__EXTRACTED INFORMATION__
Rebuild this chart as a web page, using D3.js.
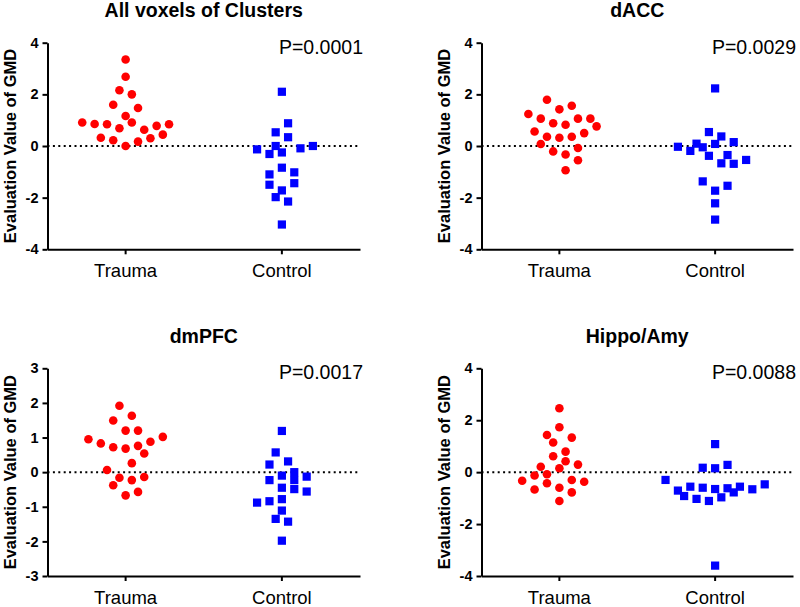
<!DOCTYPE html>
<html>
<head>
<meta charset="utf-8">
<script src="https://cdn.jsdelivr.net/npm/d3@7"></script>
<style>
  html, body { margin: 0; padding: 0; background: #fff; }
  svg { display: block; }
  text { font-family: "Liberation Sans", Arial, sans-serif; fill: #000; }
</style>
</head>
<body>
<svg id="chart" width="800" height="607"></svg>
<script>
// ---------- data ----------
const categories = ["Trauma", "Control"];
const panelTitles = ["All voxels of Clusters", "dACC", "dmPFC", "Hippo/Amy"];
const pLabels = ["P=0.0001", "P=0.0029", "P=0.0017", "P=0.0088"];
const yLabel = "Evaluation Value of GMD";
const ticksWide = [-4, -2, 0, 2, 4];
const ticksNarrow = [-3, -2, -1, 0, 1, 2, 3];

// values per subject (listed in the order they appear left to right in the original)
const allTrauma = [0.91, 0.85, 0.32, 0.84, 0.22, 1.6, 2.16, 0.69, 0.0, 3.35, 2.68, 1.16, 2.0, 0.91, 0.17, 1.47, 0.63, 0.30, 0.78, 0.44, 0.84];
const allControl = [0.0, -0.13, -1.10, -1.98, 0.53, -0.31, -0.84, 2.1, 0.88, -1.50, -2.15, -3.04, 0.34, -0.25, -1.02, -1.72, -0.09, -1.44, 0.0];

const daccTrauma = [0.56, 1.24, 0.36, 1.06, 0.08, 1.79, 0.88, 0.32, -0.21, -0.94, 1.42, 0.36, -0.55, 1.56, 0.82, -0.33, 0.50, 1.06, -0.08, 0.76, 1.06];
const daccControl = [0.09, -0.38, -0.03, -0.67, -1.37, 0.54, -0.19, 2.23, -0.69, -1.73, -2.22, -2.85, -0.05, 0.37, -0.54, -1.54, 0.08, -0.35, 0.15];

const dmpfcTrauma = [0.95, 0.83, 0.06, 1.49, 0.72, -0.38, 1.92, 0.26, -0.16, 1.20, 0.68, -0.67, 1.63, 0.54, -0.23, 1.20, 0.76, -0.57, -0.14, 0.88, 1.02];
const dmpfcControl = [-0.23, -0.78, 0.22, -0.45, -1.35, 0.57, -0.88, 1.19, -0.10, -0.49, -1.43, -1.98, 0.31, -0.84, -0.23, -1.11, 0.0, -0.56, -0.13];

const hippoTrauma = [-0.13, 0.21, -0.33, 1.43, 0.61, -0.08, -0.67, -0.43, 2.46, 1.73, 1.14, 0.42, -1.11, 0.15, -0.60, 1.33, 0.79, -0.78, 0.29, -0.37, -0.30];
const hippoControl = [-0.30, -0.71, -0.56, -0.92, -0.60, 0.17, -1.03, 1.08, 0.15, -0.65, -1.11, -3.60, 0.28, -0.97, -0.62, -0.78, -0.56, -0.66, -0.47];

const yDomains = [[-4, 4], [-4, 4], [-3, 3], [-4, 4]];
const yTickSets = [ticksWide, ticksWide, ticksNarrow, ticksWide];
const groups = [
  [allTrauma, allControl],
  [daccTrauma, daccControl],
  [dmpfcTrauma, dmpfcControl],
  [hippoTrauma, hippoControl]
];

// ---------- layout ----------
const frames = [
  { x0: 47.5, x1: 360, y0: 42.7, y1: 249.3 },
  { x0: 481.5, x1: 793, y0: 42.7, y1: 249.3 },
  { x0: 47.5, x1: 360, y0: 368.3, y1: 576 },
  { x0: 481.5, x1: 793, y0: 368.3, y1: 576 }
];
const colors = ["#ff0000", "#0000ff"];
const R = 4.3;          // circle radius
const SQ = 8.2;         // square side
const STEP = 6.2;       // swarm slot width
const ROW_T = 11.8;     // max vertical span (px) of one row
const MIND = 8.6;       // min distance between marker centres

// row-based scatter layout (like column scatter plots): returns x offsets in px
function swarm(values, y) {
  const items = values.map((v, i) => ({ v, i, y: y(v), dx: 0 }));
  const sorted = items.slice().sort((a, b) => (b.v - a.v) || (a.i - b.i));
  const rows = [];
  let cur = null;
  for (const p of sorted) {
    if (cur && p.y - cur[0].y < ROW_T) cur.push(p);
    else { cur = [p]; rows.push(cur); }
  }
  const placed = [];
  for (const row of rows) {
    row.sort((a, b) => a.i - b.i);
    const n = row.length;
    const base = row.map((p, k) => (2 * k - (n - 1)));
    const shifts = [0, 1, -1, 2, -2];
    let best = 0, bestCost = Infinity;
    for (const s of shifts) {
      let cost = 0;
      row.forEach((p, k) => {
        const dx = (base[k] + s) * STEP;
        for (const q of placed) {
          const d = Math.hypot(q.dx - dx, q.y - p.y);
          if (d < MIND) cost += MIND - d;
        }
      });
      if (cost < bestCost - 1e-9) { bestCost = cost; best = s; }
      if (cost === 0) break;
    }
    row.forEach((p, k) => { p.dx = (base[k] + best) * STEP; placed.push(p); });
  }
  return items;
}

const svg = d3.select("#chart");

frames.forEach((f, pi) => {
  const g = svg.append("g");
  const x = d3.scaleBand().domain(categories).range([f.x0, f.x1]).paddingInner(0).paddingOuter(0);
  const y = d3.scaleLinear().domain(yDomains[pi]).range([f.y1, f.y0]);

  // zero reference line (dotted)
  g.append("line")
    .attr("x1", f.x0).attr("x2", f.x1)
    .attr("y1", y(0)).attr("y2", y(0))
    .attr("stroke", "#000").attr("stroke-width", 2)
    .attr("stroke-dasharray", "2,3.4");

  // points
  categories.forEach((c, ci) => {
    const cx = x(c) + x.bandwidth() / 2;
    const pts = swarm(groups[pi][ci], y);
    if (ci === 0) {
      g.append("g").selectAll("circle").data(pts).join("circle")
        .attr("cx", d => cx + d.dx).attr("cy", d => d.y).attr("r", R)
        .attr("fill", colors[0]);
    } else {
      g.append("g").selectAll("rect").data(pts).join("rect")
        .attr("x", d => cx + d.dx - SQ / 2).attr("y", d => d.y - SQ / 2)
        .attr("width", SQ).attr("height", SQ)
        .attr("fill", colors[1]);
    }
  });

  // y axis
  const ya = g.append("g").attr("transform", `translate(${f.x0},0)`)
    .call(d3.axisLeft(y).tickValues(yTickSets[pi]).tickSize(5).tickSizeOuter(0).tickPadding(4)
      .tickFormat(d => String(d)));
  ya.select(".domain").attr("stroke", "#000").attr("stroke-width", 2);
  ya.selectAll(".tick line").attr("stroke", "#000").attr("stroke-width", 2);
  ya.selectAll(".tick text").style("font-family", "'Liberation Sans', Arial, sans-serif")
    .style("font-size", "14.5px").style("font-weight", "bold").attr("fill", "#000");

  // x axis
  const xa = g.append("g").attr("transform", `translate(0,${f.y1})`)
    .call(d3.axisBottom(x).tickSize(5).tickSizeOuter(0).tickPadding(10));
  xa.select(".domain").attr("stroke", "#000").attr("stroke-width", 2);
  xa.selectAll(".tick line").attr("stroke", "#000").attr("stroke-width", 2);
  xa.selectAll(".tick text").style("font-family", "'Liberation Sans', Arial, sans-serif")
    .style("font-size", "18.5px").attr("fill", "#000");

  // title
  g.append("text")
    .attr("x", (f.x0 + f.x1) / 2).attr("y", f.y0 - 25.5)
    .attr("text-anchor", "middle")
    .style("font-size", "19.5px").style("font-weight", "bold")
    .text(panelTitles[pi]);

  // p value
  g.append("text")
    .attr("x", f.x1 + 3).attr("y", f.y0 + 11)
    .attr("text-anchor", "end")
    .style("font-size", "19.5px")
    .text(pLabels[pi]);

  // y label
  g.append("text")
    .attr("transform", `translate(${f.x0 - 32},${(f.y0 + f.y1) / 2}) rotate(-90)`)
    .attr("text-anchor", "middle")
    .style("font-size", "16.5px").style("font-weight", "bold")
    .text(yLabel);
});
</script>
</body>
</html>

* * *

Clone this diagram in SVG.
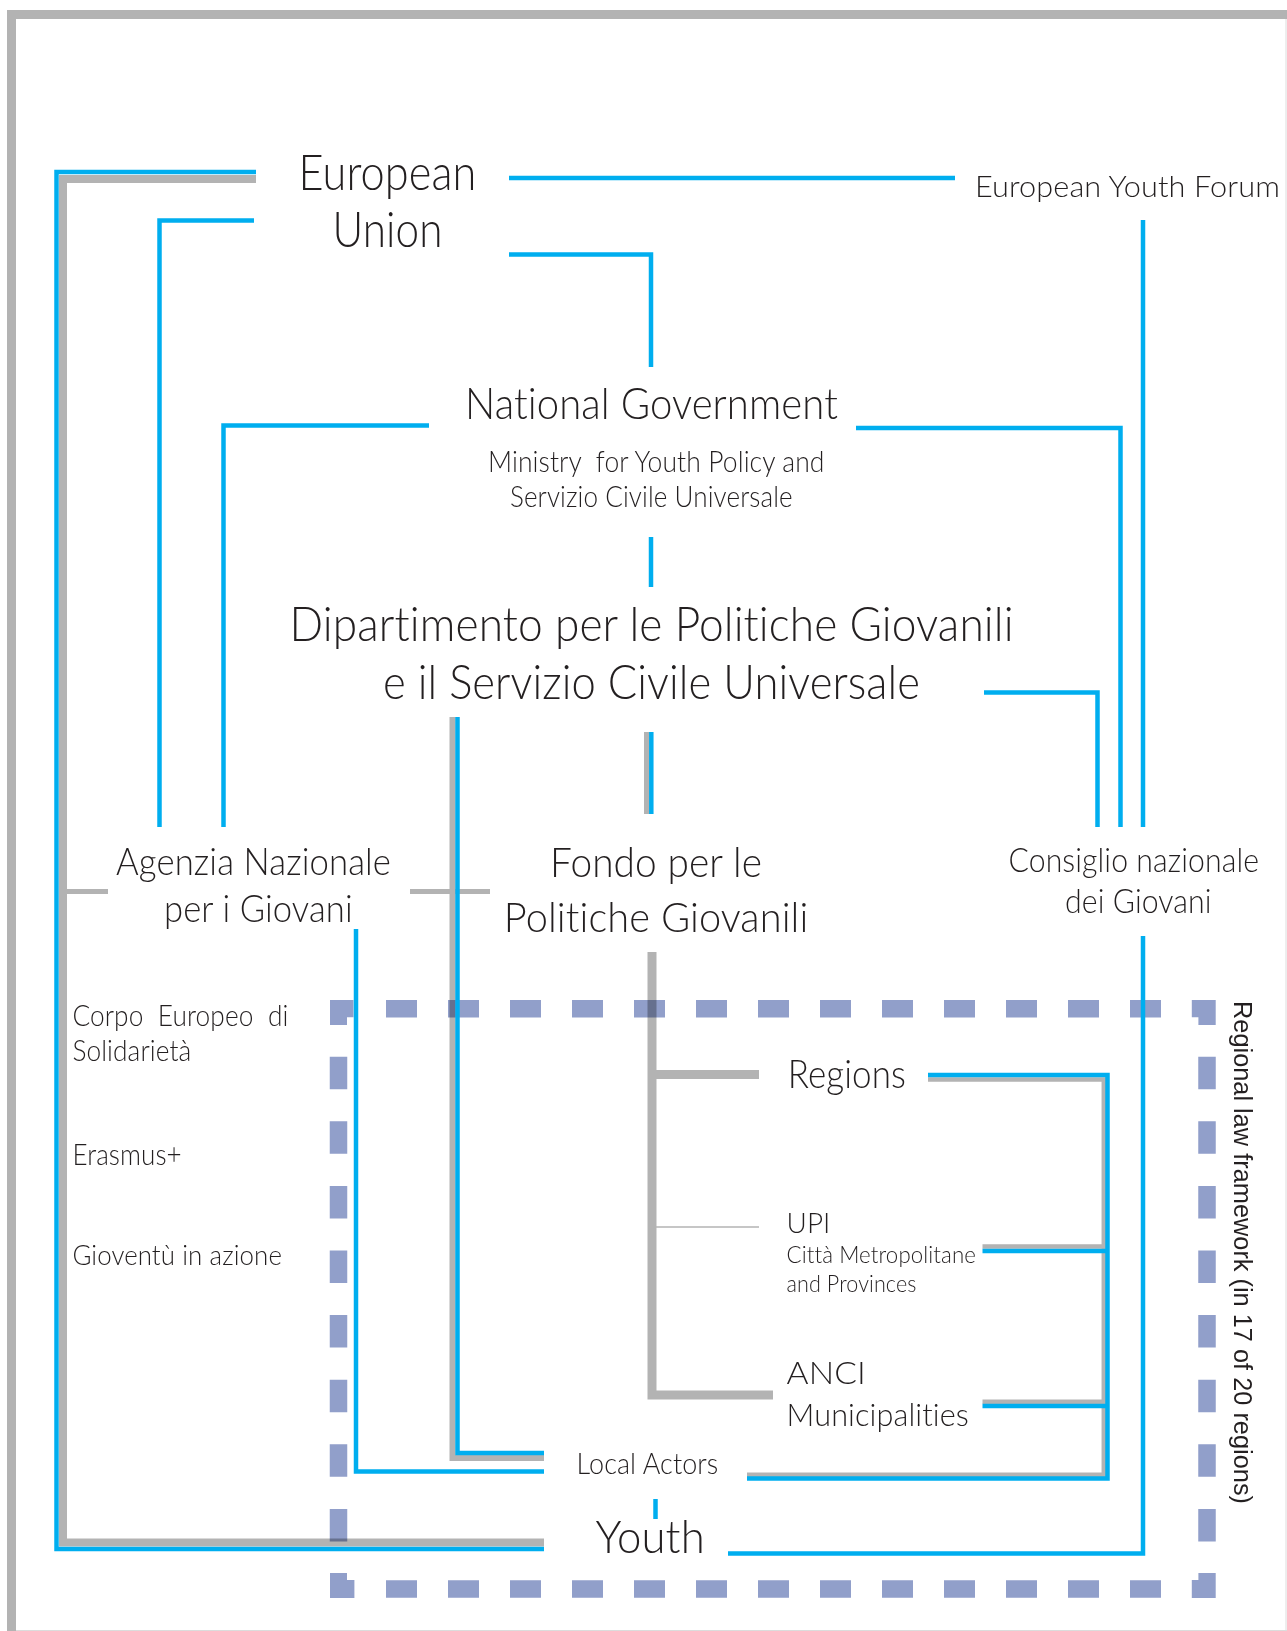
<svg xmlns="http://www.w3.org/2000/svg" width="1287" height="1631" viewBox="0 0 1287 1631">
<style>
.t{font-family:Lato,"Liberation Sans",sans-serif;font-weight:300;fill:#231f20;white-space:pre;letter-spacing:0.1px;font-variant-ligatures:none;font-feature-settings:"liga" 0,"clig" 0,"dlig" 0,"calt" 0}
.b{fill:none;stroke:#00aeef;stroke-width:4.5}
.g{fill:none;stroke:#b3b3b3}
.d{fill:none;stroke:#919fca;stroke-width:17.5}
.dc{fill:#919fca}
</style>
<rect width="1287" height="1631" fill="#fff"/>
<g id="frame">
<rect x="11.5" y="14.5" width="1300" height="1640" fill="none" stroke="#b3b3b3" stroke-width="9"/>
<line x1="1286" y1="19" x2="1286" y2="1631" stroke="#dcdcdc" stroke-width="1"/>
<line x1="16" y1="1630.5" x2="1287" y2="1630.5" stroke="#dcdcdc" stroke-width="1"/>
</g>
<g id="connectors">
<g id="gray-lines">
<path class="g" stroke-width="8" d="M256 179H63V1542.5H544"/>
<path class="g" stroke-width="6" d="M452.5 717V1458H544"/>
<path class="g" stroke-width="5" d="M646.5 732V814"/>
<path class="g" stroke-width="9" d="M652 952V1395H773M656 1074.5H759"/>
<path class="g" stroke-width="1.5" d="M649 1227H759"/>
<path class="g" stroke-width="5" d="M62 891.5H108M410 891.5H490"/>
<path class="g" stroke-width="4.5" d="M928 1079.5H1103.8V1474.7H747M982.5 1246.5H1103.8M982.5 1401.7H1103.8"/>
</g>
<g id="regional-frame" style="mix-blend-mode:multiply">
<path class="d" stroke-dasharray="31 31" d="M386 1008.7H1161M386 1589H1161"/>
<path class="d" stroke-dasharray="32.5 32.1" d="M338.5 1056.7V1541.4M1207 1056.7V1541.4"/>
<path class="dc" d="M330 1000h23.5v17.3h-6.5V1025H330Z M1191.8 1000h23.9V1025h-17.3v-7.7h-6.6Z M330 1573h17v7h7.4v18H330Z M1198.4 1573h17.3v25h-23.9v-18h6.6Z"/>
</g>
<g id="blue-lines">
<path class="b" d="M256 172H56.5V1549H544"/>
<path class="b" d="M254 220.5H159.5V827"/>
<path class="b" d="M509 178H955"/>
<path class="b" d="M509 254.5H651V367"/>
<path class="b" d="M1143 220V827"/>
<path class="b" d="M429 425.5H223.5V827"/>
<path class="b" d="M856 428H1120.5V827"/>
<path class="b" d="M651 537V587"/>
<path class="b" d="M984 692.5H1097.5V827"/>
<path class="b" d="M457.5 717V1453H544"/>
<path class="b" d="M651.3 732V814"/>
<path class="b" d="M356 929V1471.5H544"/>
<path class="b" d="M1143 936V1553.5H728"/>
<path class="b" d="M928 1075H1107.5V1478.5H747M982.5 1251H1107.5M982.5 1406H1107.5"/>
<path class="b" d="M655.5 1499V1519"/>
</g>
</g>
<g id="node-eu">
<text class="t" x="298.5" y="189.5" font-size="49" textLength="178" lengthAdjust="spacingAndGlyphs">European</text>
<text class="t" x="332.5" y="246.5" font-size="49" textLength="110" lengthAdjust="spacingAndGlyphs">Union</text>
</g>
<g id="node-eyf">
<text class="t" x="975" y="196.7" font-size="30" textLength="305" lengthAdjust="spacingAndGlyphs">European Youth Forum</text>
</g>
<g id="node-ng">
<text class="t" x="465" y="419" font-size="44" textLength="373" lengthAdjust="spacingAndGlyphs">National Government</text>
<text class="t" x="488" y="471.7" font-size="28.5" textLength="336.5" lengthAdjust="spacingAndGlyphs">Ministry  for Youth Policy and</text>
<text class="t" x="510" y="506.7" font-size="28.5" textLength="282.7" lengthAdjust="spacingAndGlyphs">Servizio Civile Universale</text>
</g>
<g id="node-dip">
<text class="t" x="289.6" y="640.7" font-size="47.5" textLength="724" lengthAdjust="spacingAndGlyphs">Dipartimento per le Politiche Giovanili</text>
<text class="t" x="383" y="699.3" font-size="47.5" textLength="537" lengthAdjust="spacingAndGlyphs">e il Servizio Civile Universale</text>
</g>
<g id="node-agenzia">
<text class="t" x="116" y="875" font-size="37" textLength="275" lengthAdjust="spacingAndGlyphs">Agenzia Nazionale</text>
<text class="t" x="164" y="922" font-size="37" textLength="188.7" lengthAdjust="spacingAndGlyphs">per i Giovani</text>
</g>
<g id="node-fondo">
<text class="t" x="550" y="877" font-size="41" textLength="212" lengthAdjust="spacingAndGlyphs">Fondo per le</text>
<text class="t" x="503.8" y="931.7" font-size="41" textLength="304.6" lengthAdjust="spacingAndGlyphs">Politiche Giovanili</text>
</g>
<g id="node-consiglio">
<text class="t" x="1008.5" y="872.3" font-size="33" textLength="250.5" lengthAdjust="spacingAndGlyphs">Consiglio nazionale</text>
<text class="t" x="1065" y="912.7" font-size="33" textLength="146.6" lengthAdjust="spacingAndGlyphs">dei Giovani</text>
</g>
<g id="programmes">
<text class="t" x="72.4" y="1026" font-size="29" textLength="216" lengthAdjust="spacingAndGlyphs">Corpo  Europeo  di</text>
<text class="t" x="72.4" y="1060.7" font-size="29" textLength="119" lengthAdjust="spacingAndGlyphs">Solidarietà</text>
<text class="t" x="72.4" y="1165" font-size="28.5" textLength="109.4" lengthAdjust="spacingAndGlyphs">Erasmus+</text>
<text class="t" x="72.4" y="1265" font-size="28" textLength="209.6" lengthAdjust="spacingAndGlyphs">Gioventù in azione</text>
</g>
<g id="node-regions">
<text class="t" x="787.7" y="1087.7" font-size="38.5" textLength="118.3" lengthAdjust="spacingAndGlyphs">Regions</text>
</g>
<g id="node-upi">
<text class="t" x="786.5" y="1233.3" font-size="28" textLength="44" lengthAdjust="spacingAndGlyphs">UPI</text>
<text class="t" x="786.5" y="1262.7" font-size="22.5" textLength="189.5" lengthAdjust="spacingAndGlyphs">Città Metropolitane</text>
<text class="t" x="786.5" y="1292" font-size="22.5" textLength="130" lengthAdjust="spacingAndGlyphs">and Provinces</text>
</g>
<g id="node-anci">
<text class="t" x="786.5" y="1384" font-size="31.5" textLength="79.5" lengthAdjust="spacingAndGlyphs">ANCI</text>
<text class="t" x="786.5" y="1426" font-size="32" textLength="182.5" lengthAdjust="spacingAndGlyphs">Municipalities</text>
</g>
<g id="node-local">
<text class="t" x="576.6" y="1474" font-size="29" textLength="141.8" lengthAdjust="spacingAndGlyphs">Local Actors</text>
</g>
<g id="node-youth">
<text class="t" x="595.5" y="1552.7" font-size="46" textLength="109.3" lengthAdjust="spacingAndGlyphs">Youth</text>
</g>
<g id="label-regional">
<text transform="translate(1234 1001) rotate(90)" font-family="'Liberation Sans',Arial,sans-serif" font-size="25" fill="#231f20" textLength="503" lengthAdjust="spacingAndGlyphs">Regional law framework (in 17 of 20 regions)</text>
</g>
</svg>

__EXERCISE INSTRUCTIONS__
Start at the line above containing "Rebuild this chart" and stop at the line containing "const ticksNarrow = [-3, -2, -1, 0, 1, 2, 3];": print those lines and everything between them exactly, but not the pictures.

__RESPONSE__
Rebuild this chart as a web page, using D3.js.
<!DOCTYPE html>
<html>
<head>
<meta charset="utf-8">
<script src="https://cdn.jsdelivr.net/npm/d3@7"></script>
<style>
  html, body { margin: 0; padding: 0; background: #fff; }
  svg { display: block; }
  text { font-family: "Liberation Sans", Arial, sans-serif; fill: #000; }
</style>
</head>
<body>
<svg id="chart" width="800" height="607"></svg>
<script>
// ---------- data ----------
const categories = ["Trauma", "Control"];
const panelTitles = ["All voxels of Clusters", "dACC", "dmPFC", "Hippo/Amy"];
const pLabels = ["P=0.0001", "P=0.0029", "P=0.0017", "P=0.0088"];
const yLabel = "Evaluation Value of GMD";
const ticksWide = [-4, -2, 0, 2, 4];
const ticksNarrow = [-3, -2, -1, 0, 1, 2, 3];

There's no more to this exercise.